>> BEGIN

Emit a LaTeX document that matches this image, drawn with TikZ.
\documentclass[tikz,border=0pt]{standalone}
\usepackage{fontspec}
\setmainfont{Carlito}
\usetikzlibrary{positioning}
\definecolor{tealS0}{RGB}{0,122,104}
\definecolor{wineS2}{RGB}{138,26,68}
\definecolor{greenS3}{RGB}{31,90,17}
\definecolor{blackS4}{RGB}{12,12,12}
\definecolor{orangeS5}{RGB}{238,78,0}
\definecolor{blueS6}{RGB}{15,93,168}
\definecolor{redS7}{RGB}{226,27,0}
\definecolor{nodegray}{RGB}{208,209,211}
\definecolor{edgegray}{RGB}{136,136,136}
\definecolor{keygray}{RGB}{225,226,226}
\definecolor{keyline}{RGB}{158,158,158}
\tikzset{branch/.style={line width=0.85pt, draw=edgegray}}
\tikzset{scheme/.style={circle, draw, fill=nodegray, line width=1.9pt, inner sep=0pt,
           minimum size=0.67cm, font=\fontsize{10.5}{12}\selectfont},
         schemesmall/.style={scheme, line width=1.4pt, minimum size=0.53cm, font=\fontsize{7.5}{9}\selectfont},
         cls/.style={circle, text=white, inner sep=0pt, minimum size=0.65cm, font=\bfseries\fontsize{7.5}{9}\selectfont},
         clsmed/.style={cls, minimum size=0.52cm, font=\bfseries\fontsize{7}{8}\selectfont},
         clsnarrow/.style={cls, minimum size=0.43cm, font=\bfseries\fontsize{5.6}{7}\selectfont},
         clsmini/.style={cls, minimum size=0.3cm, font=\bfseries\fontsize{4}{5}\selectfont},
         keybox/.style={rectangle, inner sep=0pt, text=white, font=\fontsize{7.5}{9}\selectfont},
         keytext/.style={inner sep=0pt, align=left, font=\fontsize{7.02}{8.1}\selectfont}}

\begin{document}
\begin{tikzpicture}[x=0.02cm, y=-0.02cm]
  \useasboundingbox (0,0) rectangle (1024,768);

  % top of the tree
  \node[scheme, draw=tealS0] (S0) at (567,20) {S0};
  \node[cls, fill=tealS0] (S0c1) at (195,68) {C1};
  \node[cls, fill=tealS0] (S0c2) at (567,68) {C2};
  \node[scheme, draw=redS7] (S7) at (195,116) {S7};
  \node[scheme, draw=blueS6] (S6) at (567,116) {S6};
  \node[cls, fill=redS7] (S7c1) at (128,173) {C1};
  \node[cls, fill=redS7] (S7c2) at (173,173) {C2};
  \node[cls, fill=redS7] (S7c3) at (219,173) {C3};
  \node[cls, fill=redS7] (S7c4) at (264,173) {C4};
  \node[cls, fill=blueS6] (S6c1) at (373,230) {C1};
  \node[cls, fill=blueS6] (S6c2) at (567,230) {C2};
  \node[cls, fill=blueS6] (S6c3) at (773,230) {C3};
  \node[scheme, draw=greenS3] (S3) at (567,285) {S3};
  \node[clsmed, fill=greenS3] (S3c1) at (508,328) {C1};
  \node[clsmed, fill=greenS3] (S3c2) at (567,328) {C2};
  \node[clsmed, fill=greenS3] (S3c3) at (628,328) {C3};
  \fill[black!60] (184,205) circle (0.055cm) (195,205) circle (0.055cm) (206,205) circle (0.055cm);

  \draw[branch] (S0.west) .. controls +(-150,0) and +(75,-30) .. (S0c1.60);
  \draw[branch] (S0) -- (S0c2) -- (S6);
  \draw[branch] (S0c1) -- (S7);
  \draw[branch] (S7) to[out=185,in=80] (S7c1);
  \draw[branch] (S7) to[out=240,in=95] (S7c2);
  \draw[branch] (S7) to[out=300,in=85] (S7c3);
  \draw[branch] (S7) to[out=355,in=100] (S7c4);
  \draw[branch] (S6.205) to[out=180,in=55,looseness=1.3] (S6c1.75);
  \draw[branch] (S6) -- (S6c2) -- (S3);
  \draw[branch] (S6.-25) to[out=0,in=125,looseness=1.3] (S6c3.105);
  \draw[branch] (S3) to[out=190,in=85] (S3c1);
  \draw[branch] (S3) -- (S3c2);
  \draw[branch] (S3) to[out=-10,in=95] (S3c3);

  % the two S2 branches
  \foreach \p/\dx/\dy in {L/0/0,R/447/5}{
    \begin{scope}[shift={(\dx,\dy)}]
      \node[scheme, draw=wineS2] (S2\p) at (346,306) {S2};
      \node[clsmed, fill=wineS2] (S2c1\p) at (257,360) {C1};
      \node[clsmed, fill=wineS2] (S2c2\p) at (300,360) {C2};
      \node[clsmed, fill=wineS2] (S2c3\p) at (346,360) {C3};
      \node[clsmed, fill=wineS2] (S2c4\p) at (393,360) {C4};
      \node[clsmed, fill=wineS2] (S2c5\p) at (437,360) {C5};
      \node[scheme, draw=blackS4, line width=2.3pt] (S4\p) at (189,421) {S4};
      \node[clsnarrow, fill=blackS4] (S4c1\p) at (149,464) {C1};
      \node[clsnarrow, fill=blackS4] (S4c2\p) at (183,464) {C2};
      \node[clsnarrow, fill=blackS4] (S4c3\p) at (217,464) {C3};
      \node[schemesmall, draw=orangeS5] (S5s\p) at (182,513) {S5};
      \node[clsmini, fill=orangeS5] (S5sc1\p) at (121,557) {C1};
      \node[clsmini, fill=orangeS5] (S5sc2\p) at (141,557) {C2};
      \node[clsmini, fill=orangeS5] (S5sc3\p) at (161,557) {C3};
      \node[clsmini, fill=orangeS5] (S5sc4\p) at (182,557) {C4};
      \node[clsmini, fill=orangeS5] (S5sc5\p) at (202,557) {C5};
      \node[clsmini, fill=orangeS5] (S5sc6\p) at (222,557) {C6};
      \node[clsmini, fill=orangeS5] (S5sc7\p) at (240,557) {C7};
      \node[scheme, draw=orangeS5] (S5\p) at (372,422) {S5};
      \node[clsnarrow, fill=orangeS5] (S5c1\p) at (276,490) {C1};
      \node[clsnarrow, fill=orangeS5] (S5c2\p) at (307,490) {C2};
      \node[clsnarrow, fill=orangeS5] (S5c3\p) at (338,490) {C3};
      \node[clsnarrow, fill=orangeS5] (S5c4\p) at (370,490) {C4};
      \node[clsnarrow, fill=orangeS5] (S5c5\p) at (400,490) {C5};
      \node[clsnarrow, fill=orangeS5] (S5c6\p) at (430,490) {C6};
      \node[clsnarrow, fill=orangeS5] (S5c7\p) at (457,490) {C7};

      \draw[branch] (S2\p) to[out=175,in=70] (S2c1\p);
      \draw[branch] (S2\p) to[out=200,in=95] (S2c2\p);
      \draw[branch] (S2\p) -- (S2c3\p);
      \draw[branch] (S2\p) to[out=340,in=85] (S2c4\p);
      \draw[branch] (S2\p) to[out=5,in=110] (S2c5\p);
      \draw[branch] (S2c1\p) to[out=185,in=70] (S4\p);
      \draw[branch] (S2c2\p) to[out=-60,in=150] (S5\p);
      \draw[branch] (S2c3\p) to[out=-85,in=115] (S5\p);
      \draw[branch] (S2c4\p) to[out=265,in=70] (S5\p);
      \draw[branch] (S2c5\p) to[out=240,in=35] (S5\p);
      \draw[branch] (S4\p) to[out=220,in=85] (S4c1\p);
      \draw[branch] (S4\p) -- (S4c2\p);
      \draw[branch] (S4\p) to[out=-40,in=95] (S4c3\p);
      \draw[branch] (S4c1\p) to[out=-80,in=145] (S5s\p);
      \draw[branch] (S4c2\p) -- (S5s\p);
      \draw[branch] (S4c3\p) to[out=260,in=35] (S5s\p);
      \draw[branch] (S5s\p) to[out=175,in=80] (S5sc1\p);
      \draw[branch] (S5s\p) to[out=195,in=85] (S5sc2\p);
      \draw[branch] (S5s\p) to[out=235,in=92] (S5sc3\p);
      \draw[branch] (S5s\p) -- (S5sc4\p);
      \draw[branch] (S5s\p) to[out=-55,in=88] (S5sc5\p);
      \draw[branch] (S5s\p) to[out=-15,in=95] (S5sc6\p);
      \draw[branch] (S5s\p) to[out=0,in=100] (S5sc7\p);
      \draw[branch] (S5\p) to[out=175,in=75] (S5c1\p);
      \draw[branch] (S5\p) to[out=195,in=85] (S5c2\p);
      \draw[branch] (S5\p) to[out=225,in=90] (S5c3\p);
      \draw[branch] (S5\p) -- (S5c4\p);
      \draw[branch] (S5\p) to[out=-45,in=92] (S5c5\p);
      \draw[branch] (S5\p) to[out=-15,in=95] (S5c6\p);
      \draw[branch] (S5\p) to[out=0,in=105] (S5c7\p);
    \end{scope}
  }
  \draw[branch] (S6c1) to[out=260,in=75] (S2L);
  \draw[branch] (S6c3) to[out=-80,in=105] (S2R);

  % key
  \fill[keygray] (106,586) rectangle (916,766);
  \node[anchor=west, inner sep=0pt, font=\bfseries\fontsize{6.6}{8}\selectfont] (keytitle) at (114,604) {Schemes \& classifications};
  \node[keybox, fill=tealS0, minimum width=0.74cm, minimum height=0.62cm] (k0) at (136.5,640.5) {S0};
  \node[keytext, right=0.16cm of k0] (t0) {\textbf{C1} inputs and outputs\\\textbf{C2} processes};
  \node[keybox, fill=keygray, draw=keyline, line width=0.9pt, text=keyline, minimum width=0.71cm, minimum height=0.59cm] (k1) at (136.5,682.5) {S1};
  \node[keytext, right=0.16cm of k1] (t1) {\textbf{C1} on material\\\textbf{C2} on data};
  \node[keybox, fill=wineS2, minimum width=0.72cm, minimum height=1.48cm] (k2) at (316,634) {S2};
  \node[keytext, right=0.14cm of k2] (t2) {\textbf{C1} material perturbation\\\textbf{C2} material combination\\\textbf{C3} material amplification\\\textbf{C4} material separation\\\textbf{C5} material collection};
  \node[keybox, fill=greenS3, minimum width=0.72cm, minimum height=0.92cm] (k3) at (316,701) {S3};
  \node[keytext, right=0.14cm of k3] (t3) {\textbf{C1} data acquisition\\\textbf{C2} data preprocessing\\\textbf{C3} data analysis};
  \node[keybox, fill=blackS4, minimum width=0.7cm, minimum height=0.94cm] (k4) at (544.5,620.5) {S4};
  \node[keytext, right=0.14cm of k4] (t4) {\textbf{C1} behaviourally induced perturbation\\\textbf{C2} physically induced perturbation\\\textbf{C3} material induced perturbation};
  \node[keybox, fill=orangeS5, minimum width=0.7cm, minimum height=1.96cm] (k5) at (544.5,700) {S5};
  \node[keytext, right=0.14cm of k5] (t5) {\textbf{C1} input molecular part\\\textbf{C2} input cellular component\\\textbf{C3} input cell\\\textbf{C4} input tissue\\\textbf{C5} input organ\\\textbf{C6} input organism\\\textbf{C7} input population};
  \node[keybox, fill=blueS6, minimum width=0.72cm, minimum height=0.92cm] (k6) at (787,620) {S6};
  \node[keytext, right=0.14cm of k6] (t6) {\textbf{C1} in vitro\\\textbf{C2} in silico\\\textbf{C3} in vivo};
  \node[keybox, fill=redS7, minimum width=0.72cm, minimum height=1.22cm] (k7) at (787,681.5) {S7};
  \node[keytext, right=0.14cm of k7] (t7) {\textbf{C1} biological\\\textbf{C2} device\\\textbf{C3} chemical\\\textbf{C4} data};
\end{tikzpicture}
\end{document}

>> END

**Task statement**
Produce the lines from the top of the listing through the "(0,0) rectangle (1024,768);" line exactly as they appear, with no additional output.

**Written response**
Emit a LaTeX document that matches this image, drawn with TikZ.
\documentclass[tikz,border=0pt]{standalone}
\usepackage{fontspec}
\setmainfont{Carlito}
\usetikzlibrary{positioning}
\definecolor{tealS0}{RGB}{0,122,104}
\definecolor{wineS2}{RGB}{138,26,68}
\definecolor{greenS3}{RGB}{31,90,17}
\definecolor{blackS4}{RGB}{12,12,12}
\definecolor{orangeS5}{RGB}{238,78,0}
\definecolor{blueS6}{RGB}{15,93,168}
\definecolor{redS7}{RGB}{226,27,0}
\definecolor{nodegray}{RGB}{208,209,211}
\definecolor{edgegray}{RGB}{136,136,136}
\definecolor{keygray}{RGB}{225,226,226}
\definecolor{keyline}{RGB}{158,158,158}
\tikzset{branch/.style={line width=0.85pt, draw=edgegray}}
\tikzset{scheme/.style={circle, draw, fill=nodegray, line width=1.9pt, inner sep=0pt,
           minimum size=0.67cm, font=\fontsize{10.5}{12}\selectfont},
         schemesmall/.style={scheme, line width=1.4pt, minimum size=0.53cm, font=\fontsize{7.5}{9}\selectfont},
         cls/.style={circle, text=white, inner sep=0pt, minimum size=0.65cm, font=\bfseries\fontsize{7.5}{9}\selectfont},
         clsmed/.style={cls, minimum size=0.52cm, font=\bfseries\fontsize{7}{8}\selectfont},
         clsnarrow/.style={cls, minimum size=0.43cm, font=\bfseries\fontsize{5.6}{7}\selectfont},
         clsmini/.style={cls, minimum size=0.3cm, font=\bfseries\fontsize{4}{5}\selectfont},
         keybox/.style={rectangle, inner sep=0pt, text=white, font=\fontsize{7.5}{9}\selectfont},
         keytext/.style={inner sep=0pt, align=left, font=\fontsize{7.02}{8.1}\selectfont}}

\begin{document}
\begin{tikzpicture}[x=0.02cm, y=-0.02cm]
  \useasboundingbox (0,0) rectangle (1024,768);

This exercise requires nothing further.